La saison des résultats trimestriels bat son plein pour les banques, et permettent de le constater : après l'affaire de la BNP, celles-ci ont mis de côté de lourdes provisions en vue d'éventuels litiges à venir.
Certaines en donnent le montant, comme la BNP Paribas, qui a affiché jeudi dans ses comptes une charge exceptionnelle de 5,95 milliards d'euros, liée au règlement du litige qui portait sur des transactions faites avec des pays sous embargo économique américain et libellées en dollars.
La Société générale, qui a publié vendredi ses résultats, a également décidé d'augmenter de 200 millions d'euros, « dans un souci de prudence », le montant de sa provision collective pour litiges afin de la porter à un total de 900 millions. Son président-directeur général, Frédéric Oudéa, s'est ainsi justifié :
« Il n'y a aucun développement spécifique sur les litiges (…). Nous avons augmenté notre provision dans un environnement où l'on assiste à un certain durcissement des sanctions. »
D'autre ne livrent qu'une fourchette, comme la Deutsche Bank, qui a relevé de 1,8 à 2,2 milliards d'euros ses provisions pour ce type de risques au cours du deuxième trimestre, tout en prévenant que « le coût des litiges juridiques pour l'ensemble de l'année 2014 est imprévisible ».

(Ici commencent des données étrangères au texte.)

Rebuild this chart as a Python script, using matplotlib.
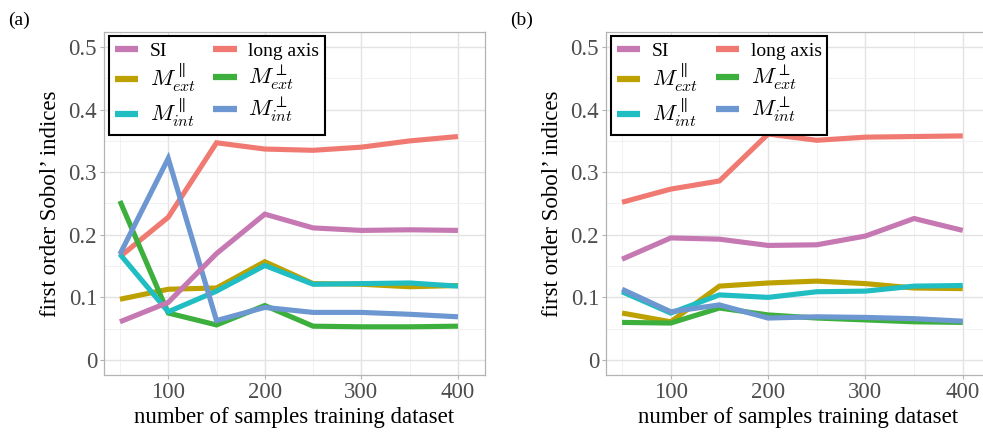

Inflation des procès, valse des milliards
Reste que des estimations circulent chez les analystes financiers sur les montants déjà engagés et les volumes qui devraient être provisionnés.
155 milliards d'euros
Selon une note diffusée par Morgan Stanley à ses clients au début du mois de juillet, c'est le montant que les grandes banques américaines et européennes ont mis de côté depuis 2009. Et elles devraient encore provisionner 55 milliards d'euros supplémentaires en prévision des litiges à venir d'ici à 2016, selon les calculs de la banque d'affaires américaine.
Dans l'infographie, BofA signifie Bank of America ; RBS, Royal Bank of Scotland ; UBS, Union de banques suisses.
Les contentieux et les menaces de pénalités financières liés aux risques opérationnels et aux enquêtes des régulateurs jouent désormais un rôle de premier plan dans les spéculations des investisseurs quant au capital des banques. Selon les analystes de Morgan Stanley, ces nouveaux postes de dépense aiguisent les inquiétudes concernant les ratios de liquidités que les banques sont censées détenir et la rentabilité du secteur.
60 milliards d'euros
C'est ce qui a été provisionné sur le Vieux Continent depuis 2009. Manipulations des marchés des changes, des matières premières, des taux interbancaires (Libor et Euribor), vente de crédit hypothécaires pourris… le secteur bancaire européen se trouve largement concerné désormais par la force répressive de l'arsenal juridique américain.
Les banques britanniques sont particulièrement touchées. Lloyds Banking Group (LBG) a ainsi dû afficher jeudi une baisse de plus de moitié de son bénéfice net au premier semestre, en raison de charges exceptionnelles de 1,1 milliard de livres sterling (1,3 milliard d'euros), soit près de deux fois plus que l'an passé. La banque, dont l'Etat britannique possède encore près d'un quart des parts, a vendu abusivement des assurances-crédits PPI à ses clients, une affaire dont le coût a désormais dépassé 10 milliards de livres (12,6 milliards d'euros).
35 milliards d'euros
C'est la somme qui devrait encore être mise de côté pour les litiges à venir dans les deux prochaines années en Europe, estime Morgan Stanley, qui pointe la probabilité, d'ici à la fin de 2014, de dénouements judiciaires concernant les affaires de manipulation des cours sur le marché des devises. Trois parmi les quatre plus gros acteurs sur ce marché — la Deutsche Bank, Citigroup, Barclays et l'Union de banques suisses (UBS), qui ont reconnu être impliqués — sont européens.
Barclays pourrait en outre, prévient Morgan Stanley, être un des premiers établissements européens à faire les frais de la nouvelle rigueur à l'égard des transactions à haute fréquence (ces échanges dégageant de petits bénéfices mais multipliés à l'infini grâce à des programmations informatiques) et des darks pools (plateformes électroniques alternatives de trading, critiquées pour leur opacité).
La banque britannique a été accusée par les autorités américaines d'avoir favorisé les transactions à haute fréquence sur sa place de marché interne aux dépens de ses autres clients. Elle a dit mercredi qu'il lui était impossible pour l'instant d'estimer l'impact financier éventuel de cette affaire.